D’autres acteurs, comme les abatteurs, se mettent progressivement à la page. Chez Elivia, le numéro deux français de la viande de bœuf, « les volumes sous contrat avoisinent 17 % et nous faisons partie des acteurs les plus avancés sur ce dossier », estime Yann Denou, directeur commercial, achats vifs et développement des ventes.

Clauses de revoyure

Pour les producteurs hésitants, Philippe Auger, président d’Elvea France, rappelle que « les contrats pluriannuels peuvent contenir des clauses de revoyure ». « Rien n’empêche l’éleveur d’indiquer que, si le tarif déterminé au départ se retrouve inférieur au cours du marché, c’est ce dernier qui fait foi », conforte Bruno Dufayet.

Raymond Guimonteil, éleveur et membre du collectif « Agriculteurs et négociants solidaires » hostile à l’obligation de contractualiser, est plus sceptique. « Si nous avions signé des contrats il y a six mois, nous passerions notre temps à faire fonctionner ces clauses de revoyure auprès de nos acheteurs », s’agace-t-il.

L’étiolement de l’offre de viande bovine liée à la décapitalisation des cheptels pourrait toutefois conforter la position des éleveurs dans les négociations. « L’obligation de contractualiser devient un outil dont s’emparent les industriels pour sécuriser leurs approvisionnements », observe Emmanuel Bernard, président de la section bovine de l’interprofession du bétail et des viandes (Interbev). Or « les contrats n’engagent toujours que la plus faible des deux parties », pointe Denis Perreau, secrétaire national de la Confédération paysanne en charge de l’élevage.

Ajustements nécessaires

Six mois après l’entrée en vigueur de la contractualisation obligatoire, « des évolutions sont à entamer, sans remettre en cause les principes fondamentaux de la loi », précise Philippe Auger. Elvea France compte proposer au ministre de l’Agriculture d’abaisser l’obligation de contractualiser à 60 % des volumes. Dominique Truffaut, président de la Fédération française des commerçants en bestiaux (FFCB), maintient, en effet, que « la contractualisation n’est possible que sur certaines catégories de bovins et qu’à une partie des volumes ».

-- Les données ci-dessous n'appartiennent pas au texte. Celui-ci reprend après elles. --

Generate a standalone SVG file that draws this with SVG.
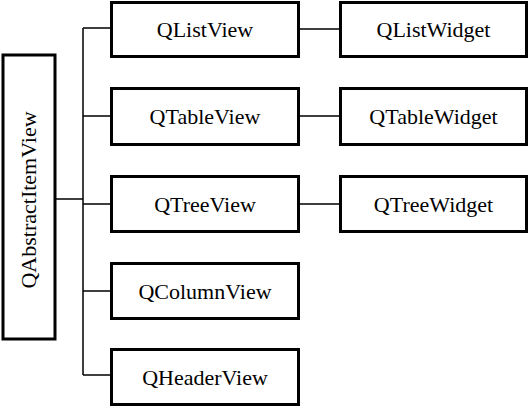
<svg xmlns="http://www.w3.org/2000/svg" width="529" height="408" viewBox="0 0 529 408">
<style>
.box{fill:#fff;stroke:#000;stroke-width:3}
.lbl{font-family:"Liberation Serif","Times New Roman",serif;font-size:22px;fill:#000;text-anchor:middle}
.conn{stroke:#000;stroke-width:1.5;fill:none}
</style>
<rect width="529" height="408" fill="#fff"/>
<g id="connectors">
<path class="conn" d="M55 199H83M83 28V375M83 28H110M83 116H110M83 204H110M83 291H110M83 375H110M300 29H339M300 116H339M300 204H339"/>
</g>
<g id="QAbstractItemView"><rect class="box" x="3" y="55" width="52" height="284"/><text class="lbl" transform="translate(35.5,200) rotate(-90)">QAbstractItemView</text></g>
<g id="QListView"><rect class="box" x="111.5" y="2.5" width="187" height="54"/><text class="lbl" x="205" y="37">QListView</text></g>
<g id="QTableView"><rect class="box" x="111.5" y="88.5" width="187" height="56"/><text class="lbl" x="205" y="124">QTableView</text></g>
<g id="QTreeView"><rect class="box" x="111.5" y="176.5" width="187" height="55"/><text class="lbl" x="205" y="211.5">QTreeView</text></g>
<g id="QColumnView"><rect class="box" x="111.5" y="263.5" width="187" height="55"/><text class="lbl" x="205" y="298.5">QColumnView</text></g>
<g id="QHeaderView"><rect class="box" x="111.5" y="349.5" width="187" height="55"/><text class="lbl" x="205" y="384.5">QHeaderView</text></g>
<g id="QListWidget"><rect class="box" x="340.5" y="2.5" width="186" height="54"/><text class="lbl" x="433.5" y="37">QListWidget</text></g>
<g id="QTableWidget"><rect class="box" x="340.5" y="88.5" width="186" height="56"/><text class="lbl" x="433.5" y="124">QTableWidget</text></g>
<g id="QTreeWidget"><rect class="box" x="340.5" y="176.5" width="186" height="55"/><text class="lbl" x="433.5" y="211.5">QTreeWidget</text></g>
</svg>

Pour engager tous les maillons de la chaîne, l’association d’éleveurs veut aussi étendre l’obligation de contrats aux abatteurs, voire à la grande distribution. Une position que partage Stéphane Charbonneau, responsable de la section bovine de la Coordination rurale. « Les hausses de prix peinent à se répercuter à l’aval », appuie-t-il.

La durée des contrats, prévue sur trois ans dans le texte de loi, semble aussi être un frein. « C’est très délicat d’engager des volumes sur une période aussi longue », note Denis Perreau. « On reste sur du commerce au coup par coup, qui fonctionne à la demande, et qui nécessite de la souplesse », abonde Raymond Guimonteil.

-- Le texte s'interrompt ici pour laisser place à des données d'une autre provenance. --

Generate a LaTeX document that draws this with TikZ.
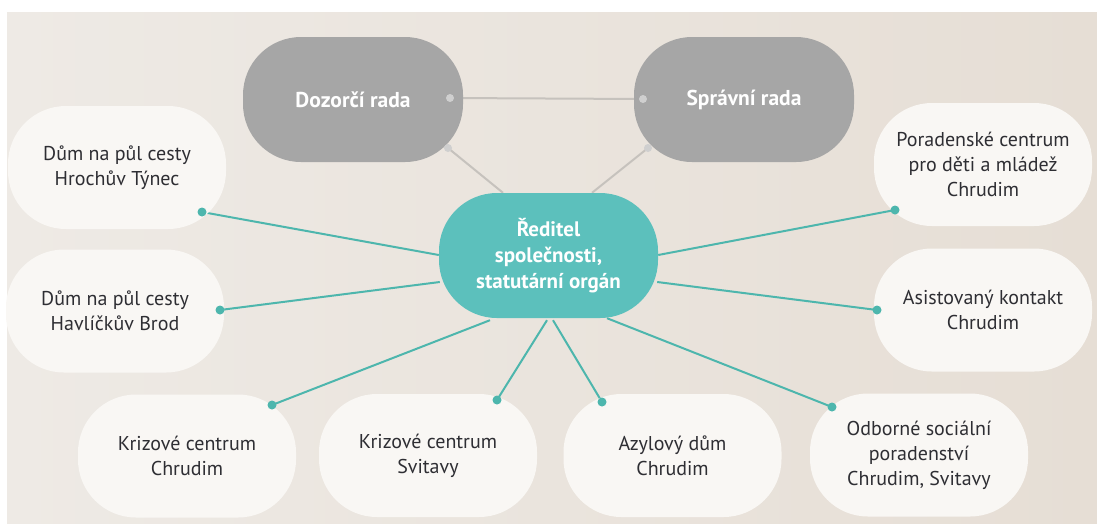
\documentclass[tikz,border=0pt]{standalone}
\usepackage{fontspec}
\setmainfont{PT Sans}
\usetikzlibrary{calc,backgrounds}
\definecolor{bgleft}{HTML}{EEEAE5}
\definecolor{bgright}{HTML}{E6DED5}
\definecolor{boxwhite}{HTML}{F9F7F4}
\definecolor{boxgray}{HTML}{A6A6A6}
\definecolor{tealnode}{HTML}{5CC0BC}
\definecolor{tealline}{HTML}{4DB6AD}
\definecolor{linegray}{HTML}{C6C2BD}
\definecolor{dotgray}{HTML}{CFCFCF}
\definecolor{txtdark}{HTML}{2E2E33}
\pgfdeclarelayer{bgzero}
\pgfsetlayers{bgzero,background,main}
\begin{document}
\begin{tikzpicture}[x=1pt,y=-1pt,
  wbox/.style={rectangle, rounded corners=58pt, fill=boxwhite, minimum width=218pt, minimum height=123pt, align=center, text=txtdark, font=\fontsize{20}{25}\selectfont, inner sep=0pt},
  gbox/.style={rectangle, rounded corners=58pt, fill=boxgray, minimum width=220pt, minimum height=125pt, align=center, text=white, font=\bfseries\fontsize{21.5}{26}\selectfont, inner sep=0pt},
  cbox/.style={rectangle, rounded corners=58pt, fill=tealnode, minimum width=219pt, minimum height=125pt, align=center, text=white, font=\bfseries\fontsize{21}{26}\selectfont, inner sep=0pt},
  tdot/.style={circle, fill=tealline, inner sep=0pt, minimum size=9pt},
  gdot/.style={circle, fill=dotgray, inner sep=0pt, minimum size=8pt},
  tline/.style={draw=tealline, line width=2pt},
  gline/.style={draw=linegray, line width=2pt}]
\useasboundingbox (0,0) rectangle (1097,531);
\begin{pgfonlayer}{bgzero}
\fill[white] (0,0) rectangle (1097,531);
\shade[left color=bgleft, right color=bgright] (7,12) rectangle (1097,523);
\end{pgfonlayer}

% gray boxes
\node[gbox] (dozor) at (353,99.5) {Dozorčí rada};
\node[gbox] (sprav) at (744,99.5) {Správní rada};
% center
\node[cbox] (ctr) at (548.5,255.5) {Ředitel\\společnosti,\\statutární orgán};
% white boxes
\node[wbox] (hroch) at (117,167.5) {Dům na půl cesty\\Hrochův Týnec};
\node[wbox] (havl) at (115,311) {Dům na půl cesty\\Havlíčkův Brod};
\node[wbox] (pora) at (983,164.5) {Poradenské centrum\\pro děti a mládež\\Chrudim};
\node[wbox] (asis) at (983,310) {Asistovaný kontakt\\Chrudim};
\node[wbox] (krch) at (187,456) {Krizové centrum\\Chrudim};
\node[wbox] (krsv) at (428,455.5) {Krizové centrum\\Svitavy};
\node[wbox] (azyl) at (672.5,455.5) {Azylový dům\\Chrudim};
\node[wbox] (odb) at (919,455) {Odborné sociální\\poradenství\\Chrudim, Svitavy};

% dots
\node[gdot] (gd1) at (450,98) {};
\node[gdot] (gd2) at (643,99) {};
\node[gdot] (gd3) at (448,148) {};
\node[gdot] (gd4) at (648,148) {};
\node[tdot] (d1) at (202,212) {};
\node[tdot] (d2) at (220,310) {};
\node[tdot] (d3) at (272,405) {};
\node[tdot] (d4) at (497,400) {};
\node[tdot] (d5) at (602,402) {};
\node[tdot] (d6) at (832,407) {};
\node[tdot] (d7) at (877,310) {};
\node[tdot] (d8) at (895,210) {};

\begin{pgfonlayer}{background}
\draw[gline] (gd1.center) -- (gd2.center);
\draw[gline] (gd3.center) -- ($(ctr.north)+(-45.5,0)$);
\draw[gline] (gd4.center) -- ($(ctr.north)+(43.5,0)$);
\draw[tline] (d1.center) -- ($(ctr.west)+(0,-0.5)$);
\draw[tline] (d2.center) -- ($(ctr.west)+(1,26.5)$);
\draw[tline] (d3.center) -- ($(ctr.south)+(-58.5,2)$);
\draw[tline] (d4.center) -- ($(ctr.south)+(-1.5,2)$);
\draw[tline] (d5.center) -- ($(ctr.south)+(4.5,2)$);
\draw[tline] (d6.center) -- ($(ctr.south)+(58.5,0)$);
\draw[tline] (d7.center) -- ($(ctr.east)+(-1,26.5)$);
\draw[tline] (d8.center) -- ($(ctr.east)+(0,-0.5)$);
\end{pgfonlayer}
\end{tikzpicture}
\end{document}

De leur côté, les marchés aux bestiaux exemptés de la loi Egalim 2, enregistrent « chaque semaine de nouveaux éleveurs apporteurs sur les cadrans et de nouveaux commerçants sur les gré à gré », rapporte Marion Donars, codirectrice de la Fédération française des marchés de bétail vif (FMBV). Pour elle, il y a surtout un effet prix. « Dans un contexte de forte demande et d’offre modérée, la mise en concurrence est le meilleur moyen de correctement valoriser les animaux », défend-elle. Et de préciser que « compte tenu du peu de contrats signés, il est encore tôt pour évaluer les effets de la loi Egalim 2 sur les apports ».